The life of the Buddha was depicted in each of the two main temples, called the White and the Red Temple (lha-khang dkar-po and lha-khang dmar-po) The White Temple (so called because its outer walls were whitewashed) was the older of the two, and contained a colossal, rather archaic-looking statue of Śākyamuni made of beaten and heavily gilt metal sheets. The apsis in which the statue was housed was decorated with finely executed frescoes, depicting the life of the Buddha. The different scenes were interwoven in such a way that various incidents would appear in one and the same composition. The space of each composition was determined by the available wall-surface on both sides of the apsis. Unfortunately half of them were washed away by rainor snow-water on account of a badly leaking roof.
In the Red Temple, however (so called because its outer walls were painted dark red), nearly all the frescoes were intact, and those that were missing or in poor condition were just the ones which had escaped destruction in the White Temple. This was extremely lucky, as it enabled us to get a complete record of the traditional pictorial representation of the life of the Buddha.
I will not go here into the details of these frescoes, since they will be the subject of a separate publication, in which Li Gotami's faithful tracings and colour-renderings will be reproduced. While she was occupied with the panels of the Life of the Buddha, I worked alternately (according to the conditions of light) on the big figures above them, as well as on the frescoes of the White Temple, which represented two sets of Dhyāni-Buddhas, each of whom was surrounded by a retinue of twelve figures, symbolising different aspects of meditation: altogether 130 figures, out of which sixtyfive were set into floral designs, while the other half was set into highly decorative architectural backgrounds.

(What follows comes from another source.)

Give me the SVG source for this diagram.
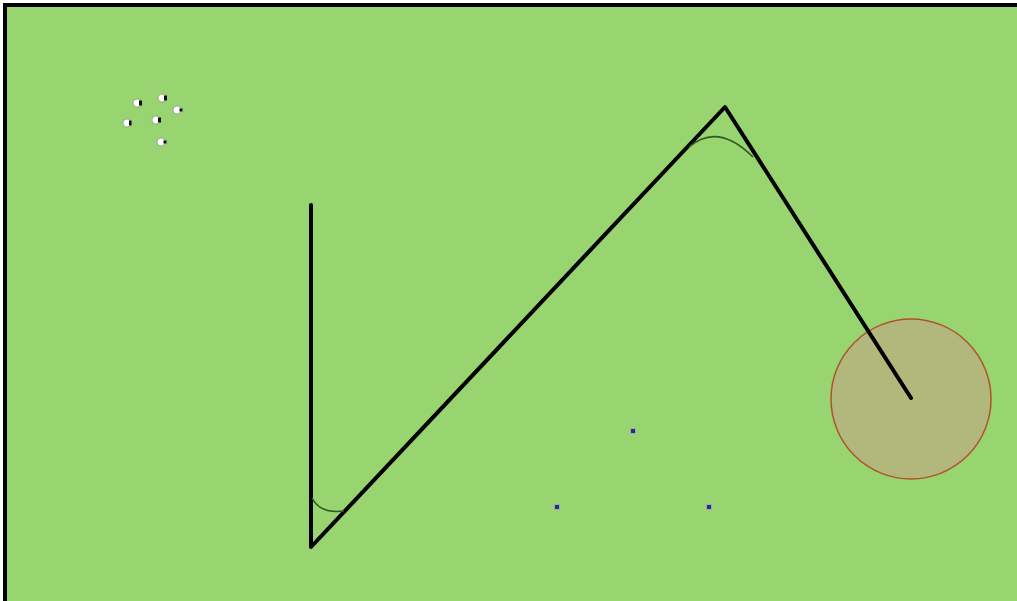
<svg xmlns="http://www.w3.org/2000/svg" width="1017" height="601" viewBox="0 0 1017 601">
<style>
.path{fill:none;stroke:#000;stroke-width:4;stroke-linecap:round;stroke-linejoin:round}
.arc{fill:none;stroke:#2f5a22;stroke-width:1.6}
.sheep-body{fill:#fff;stroke:#666;stroke-width:0.5}
.sheep-head{fill:#111}
.mark{fill:#334;stroke:#9aa6e6;stroke-width:1}
</style>
<rect x="0" y="0" width="1017" height="601" fill="#fff"/>
<rect x="5" y="5" width="1030" height="620" fill="#98d46f" stroke="#000" stroke-width="4"/>
<g id="zone">
<circle cx="911" cy="399" r="80" fill="#b2b87c" stroke="#b0532b" stroke-width="1.5"/>
</g>
<g id="flock">
<g transform="translate(137,103)"><circle class="sheep-body" r="4"/><rect class="sheep-head" x="2" y="-2.5" width="3" height="5"/></g>
<g transform="translate(162,98)"><circle class="sheep-body" r="4"/><rect class="sheep-head" x="2" y="-2.5" width="3" height="5"/></g>
<g transform="translate(177,110)"><circle class="sheep-body" r="4"/><rect class="sheep-head" x="2.5" y="-1.5" width="3" height="3"/></g>
<g transform="translate(127,123)"><circle class="sheep-body" r="4"/><rect class="sheep-head" x="2" y="-2.5" width="2.5" height="5"/></g>
<g transform="translate(156,120)"><circle class="sheep-body" r="4"/><rect class="sheep-head" x="2" y="-2.5" width="3" height="5"/></g>
<g transform="translate(161,142)"><circle class="sheep-body" r="4"/><rect class="sheep-head" x="2.5" y="-1.5" width="3" height="3"/></g>
</g>
<g id="markers">
<g id="m1" transform="translate(633,431)"><path class="mark" d="M-2.5,-2.5h5v5h-5z"/></g>
<g id="m2" transform="translate(557,507)"><path class="mark" d="M-2.5,-2.5h5v5h-5z"/></g>
<g id="m3" transform="translate(709,507)"><path class="mark" d="M-2.5,-2.5h5v5h-5z"/></g>
</g>
<g id="connectors">
<polyline class="path" points="311,205 311,547 725,107 911,398"/>
<path class="arc" d="M312,498 Q320,514 344,511"/>
<path class="arc" d="M689,147 Q718,122 753,157"/>
</g>
</svg>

The monumental Buddha-figures in the frescoes of the Red Temple (above the Life of the Buddha series) would have been of less interest, due to their rather stylised and conventional Forms (more or less adhering to the same pattern, so that they distinguished themselves only by their different madras and the colour of their faces), had it not been for the elaborate decoration of their thrones, which contained a wealth of Buddhist symbols, woven into charming arabesques and architectural designs. These thrones alone would justify a book on Buddhist symbology!

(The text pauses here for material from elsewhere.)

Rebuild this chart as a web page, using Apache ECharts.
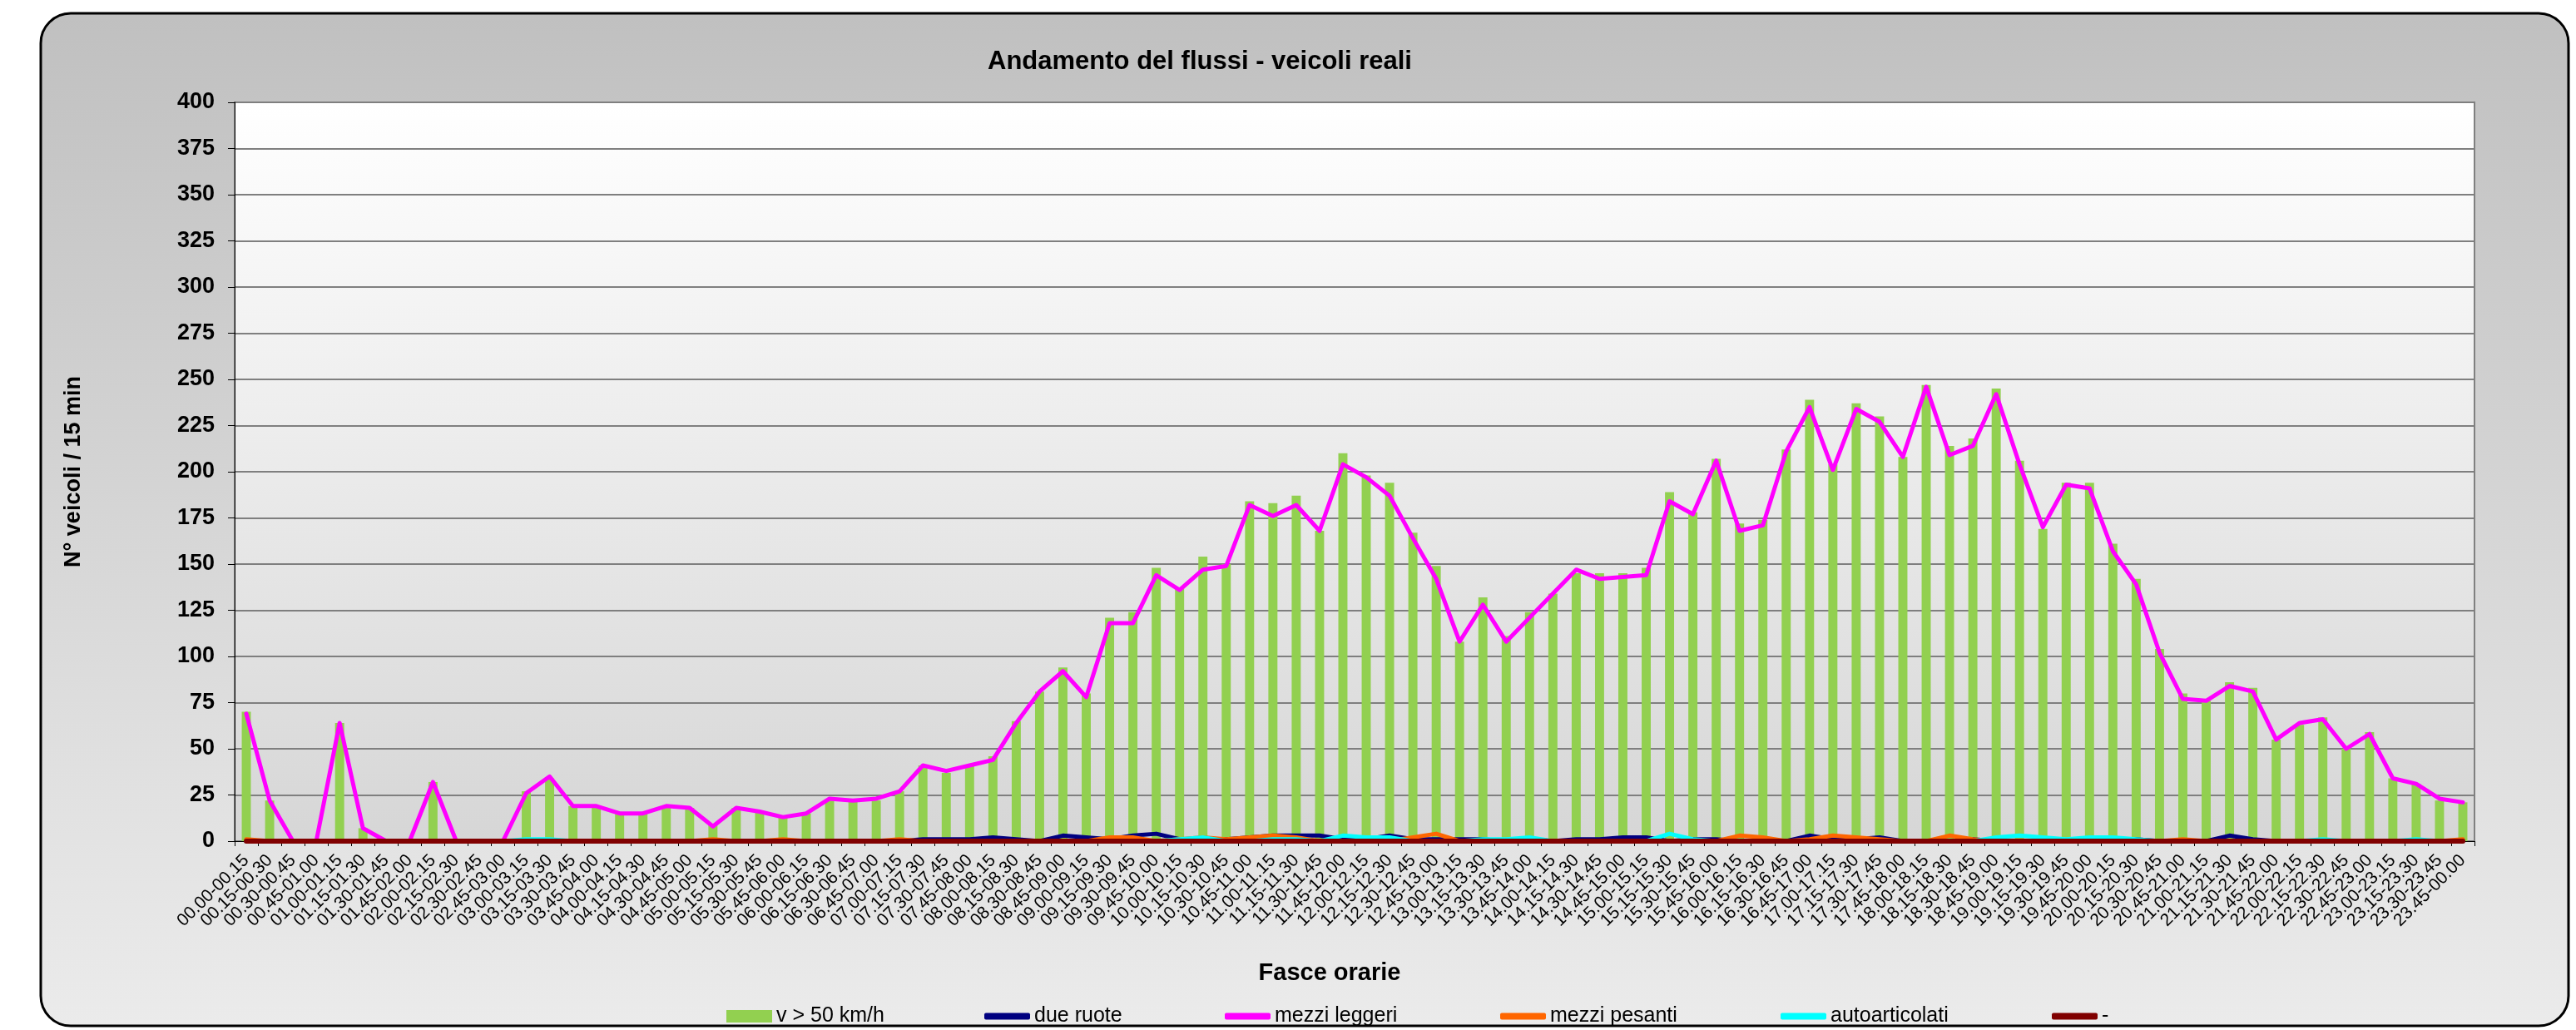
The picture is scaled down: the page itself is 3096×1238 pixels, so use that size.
<!DOCTYPE html>
<html>
<head>
<meta charset="utf-8">
<title>Andamento del flussi - veicoli reali</title>
<script src="https://cdn.jsdelivr.net/npm/echarts/dist/echarts.min.js"></script>
<style>
  html, body { margin: 0; padding: 0; background: #ffffff; }
  #container { width: 3096px; height: 1238px; }
</style>
</head>
<body>
<div id="container"></div>
<script>
// fasce orarie (categorie asse x)
var fasce = [
    '00.00-00.15','00.15-00.30','00.30-00.45','00.45-01.00','01.00-01.15','01.15-01.30','01.30-01.45','01.45-02.00',
    '02.00-02.15','02.15-02.30','02.30-02.45','02.45-03.00','03.00-03.15','03.15-03.30','03.30-03.45','03.45-04.00',
    '04.00-04.15','04.15-04.30','04.30-04.45','04.45-05.00','05.00-05.15','05.15-05.30','05.30-05.45','05.45-06.00',
    '06.00-06.15','06.15-06.30','06.30-06.45','06.45-07.00','07.00-07.15','07.15-07.30','07.30-07.45','07.45-08.00',
    '08.00-08.15','08.15-08.30','08.30-08.45','08.45-09.00','09.00-09.15','09.15-09.30','09.30-09.45','09.45-10.00',
    '10.00-10.15','10.15-10.30','10.30-10.45','10.45-11.00','11.00-11.15','11.15-11.30','11.30-11.45','11.45-12.00',
    '12.00-12.15','12.15-12.30','12.30-12.45','12.45-13.00','13.00-13.15','13.15-13.30','13.30-13.45','13.45-14.00',
    '14.00-14.15','14.15-14.30','14.30-14.45','14.45-15.00','15.00-15.15','15.15-15.30','15.30-15.45','15.45-16.00',
    '16.00-16.15','16.15-16.30','16.30-16.45','16.45-17.00','17.00-17.15','17.15-17.30','17.30-17.45','17.45-18.00',
    '18.00-18.15','18.15-18.30','18.30-18.45','18.45-19.00','19.00-19.15','19.15-19.30','19.30-19.45','19.45-20.00',
    '20.00-20.15','20.15-20.30','20.30-20.45','20.45-21.00','21.00-21.15','21.15-21.30','21.30-21.45','21.45-22.00',
    '22.00-22.15','22.15-22.30','22.30-22.45','22.45-23.00','23.00-23.15','23.15-23.30','23.30-23.45','23.45-00.00'
];
// v > 50 km/h (barre)
var veloci = [
    70,22,0,0,64,7,0,0,32,0,0,0,27,34,19,19,15,15,19,18,9,18,16,13,
    15,22,22,22,27,41,37,41,46,65,81,94,80,121,124,148,137,154,150,184,183,187,168,210,
    198,194,167,149,108,132,111,124,134,145,145,145,148,189,178,207,172,174,212,239,204,237,230,208,
    247,214,218,245,206,169,194,194,161,142,104,80,76,86,83,55,63,67,50,59,34,31,22,21
];
// mezzi leggeri
var leggeri = [
    69,22,0,0,64,7,0,0,32,0,0,0,26,35,19,19,15,15,19,18,8,18,16,13,
    15,23,22,23,27,41,38,41,44,64,81,92,78,118,118,144,136,147,149,182,176,182,168,204,
    197,187,164,142,108,128,108,121,134,147,142,143,144,184,177,206,168,171,211,235,201,234,227,208,
    246,209,214,242,204,170,193,191,157,139,102,77,76,84,81,55,64,66,50,58,34,31,23,21
];
// due ruote
var dueRuote = [
    0,0,0,0,0,0,0,0,0,0,0,0,0,0,0,0,0,0,0,0,0,0,0,0,
    0,0,0,0,0,1,1,1,2,1,0,3,2,1,3,4,1,1,1,2,3,3,3,1,
    1,3,1,1,1,1,0,1,0,1,1,2,2,0,1,1,0,0,0,3,1,1,2,0,
    0,0,1,0,0,0,0,0,1,1,0,0,0,3,1,0,0,0,0,0,0,0,0,0
];
// mezzi pesanti
var pesanti = [
    1,0,0,0,0,0,0,0,0,0,0,0,0,0,0,0,0,0,0,0,1,0,0,1,
    0,0,0,0,1,0,0,0,0,0,0,0,0,2,2,0,1,2,1,2,3,2,0,0,
    0,0,2,4,0,0,0,1,0,0,0,0,0,0,0,0,3,2,0,1,3,2,1,0,
    0,3,1,0,0,0,0,0,0,0,0,1,0,0,0,0,0,0,0,0,0,0,0,1
];
// autoarticolati
var autoart = [
    0,0,0,0,0,0,0,0,0,0,0,0,1,1,0,0,0,0,0,0,0,0,0,0,
    0,0,0,0,0,0,0,0,0,0,0,0,0,0,0,0,1,2,0,0,1,1,0,3,
    2,2,0,0,0,1,1,2,0,0,0,0,0,4,1,0,0,0,0,0,0,0,0,0,
    0,0,0,2,3,2,1,2,2,1,0,0,0,0,0,0,0,1,0,0,0,1,0,0
];
// serie "-"
var trattino = [
    0,0,0,0,0,0,0,0,0,0,0,0,0,0,0,0,0,0,0,0,0,0,0,0,
    0,0,0,0,0,0,0,0,0,0,0,0,0,0,0,0,0,0,0,0,0,0,0,0,
    0,0,0,0,0,0,0,0,0,0,0,0,0,0,0,0,0,0,0,0,0,0,0,0,
    0,0,0,0,0,0,0,0,0,0,0,0,0,0,0,0,0,0,0,0,0,0,0,0
];

var font = 'Liberation Sans, Arial, sans-serif';

function legenda(nome, left, icona, alto) {
    return {
        data: [{ name: nome, icon: icona }],
        left: left - 5,
        top: 1204,
        itemWidth: 55,
        itemHeight: alto,
        itemGap: 0,
        textStyle: { fontFamily: font, fontSize: 25, color: '#000000' }
    };
}

function linea(nome, dati, colore, spessore) {
    return {
        name: nome,
        type: 'line',
        data: dati,
        symbol: 'none',
        itemStyle: { color: colore },
        lineStyle: { color: colore, width: spessore, cap: 'round', join: 'round' }
    };
}

var dom = document.getElementById('container');
var myChart = echarts.init(dom);
var option = {
    backgroundColor: '#ffffff',
    animation: false,
    textStyle: { fontFamily: font },
    graphic: [{
        type: 'rect',
        z: -100,
        silent: true,
        shape: { x: 49, y: 16, width: 3038, height: 1217, r: 36 },
        style: {
            fill: new echarts.graphic.LinearGradient(0, 0, 0, 1, [
                { offset: 0, color: '#c0c0c0' },
                { offset: 1, color: '#ebebeb' }
            ]),
            stroke: '#000000',
            lineWidth: 3
        }
    }],
    title: {
        text: 'Andamento del flussi - veicoli reali',
        left: 1437,
        textAlign: 'center',
        top: 54,
        textStyle: { fontFamily: font, fontSize: 31, fontWeight: 'bold', color: '#000000' }
    },
    legend: [
        legenda('v > 50 km/h', 873, 'rect', 15),
        legenda('due ruote', 1183, 'roundRect', 8),
        legenda('mezzi leggeri', 1472, 'roundRect', 8),
        legenda('mezzi pesanti', 1803, 'roundRect', 8),
        legenda('autoarticolati', 2140, 'roundRect', 8),
        legenda('-', 2466, 'roundRect', 8)
    ],
    grid: {
        left: 282,
        right: 122,
        top: 123,
        bottom: 227,
        show: true,
        borderColor: '#808080',
        borderWidth: 2,
        backgroundColor: new echarts.graphic.LinearGradient(0, 0, 0, 1, [
            { offset: 0, color: '#ffffff' },
            { offset: 1, color: '#d6d6d6' }
        ])
    },
    xAxis: {
        type: 'category',
        data: fasce,
        boundaryGap: true,
        name: 'Fasce orarie',
        nameLocation: 'middle',
        nameGap: 144,
        nameTextStyle: { fontFamily: font, fontSize: 29, fontWeight: 'bold', color: '#000000', padding: [0, 60, 0, 0] },
        axisLine: { lineStyle: { color: '#000000', width: 1 } },
        axisTick: { show: true, interval: 0, length: 6, lineStyle: { color: '#000000' } },
        axisLabel: { interval: 0, rotate: 45, fontSize: 21, color: '#000000', margin: 20, fontFamily: font }
    },
    yAxis: {
        type: 'value',
        min: 0,
        max: 400,
        interval: 25,
        name: 'N° veicoli / 15 min',
        nameLocation: 'middle',
        nameGap: 180,
        nameTextStyle: { fontFamily: font, fontSize: 27, fontWeight: 'bold', color: '#000000' },
        axisLine: { show: true, lineStyle: { color: '#000000', width: 1 } },
        axisTick: { show: true, length: 8, lineStyle: { color: '#000000' } },
        axisLabel: { fontSize: 27, fontWeight: 'bold', color: '#000000', margin: 24, fontFamily: font },
        splitLine: { lineStyle: { color: '#7f7f7f', width: 2 } }
    },
    series: [
        {
            name: 'v > 50 km/h',
            type: 'bar',
            data: veloci,
            barWidth: '39%',
            itemStyle: { color: '#92d050' }
        },
        linea('due ruote', dueRuote, '#000080', 5),
        linea('mezzi leggeri', leggeri, '#ff00ff', 5),
        linea('mezzi pesanti', pesanti, '#ff6600', 5),
        linea('autoarticolati', autoart, '#00ffff', 5),
        linea('-', trattino, '#800000', 6)
    ]
};
if (option && typeof option === 'object') {
    myChart.setOption(option, true);
}
</script>
</body>
</html>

With all these treasures of beauty spread around us, we worked from morning to evening, obsessed with the premonition that we would probably be the last people from outside Tibet who had the privilege to see and to record these unique works of art, and that one day our tracings and photographs would be all that is left of them. We were particularly privileged, since probably never before in the history of Tibet had an official permission been given, to make tracings directly off the walls of such religiously and historically important sanctuaries. We strained to the limits of our capacity to trace every line with the utmost accuracy and to record the colours as faithfully as possible. As to the latter, we were helped by pieces of painted stucco that had fallen from damaged frescoes and which now served us as a colour-key and enabled us to reproduce the frescoes in their original colours, according to our systematic and detailed notations on each of our fresco tracings.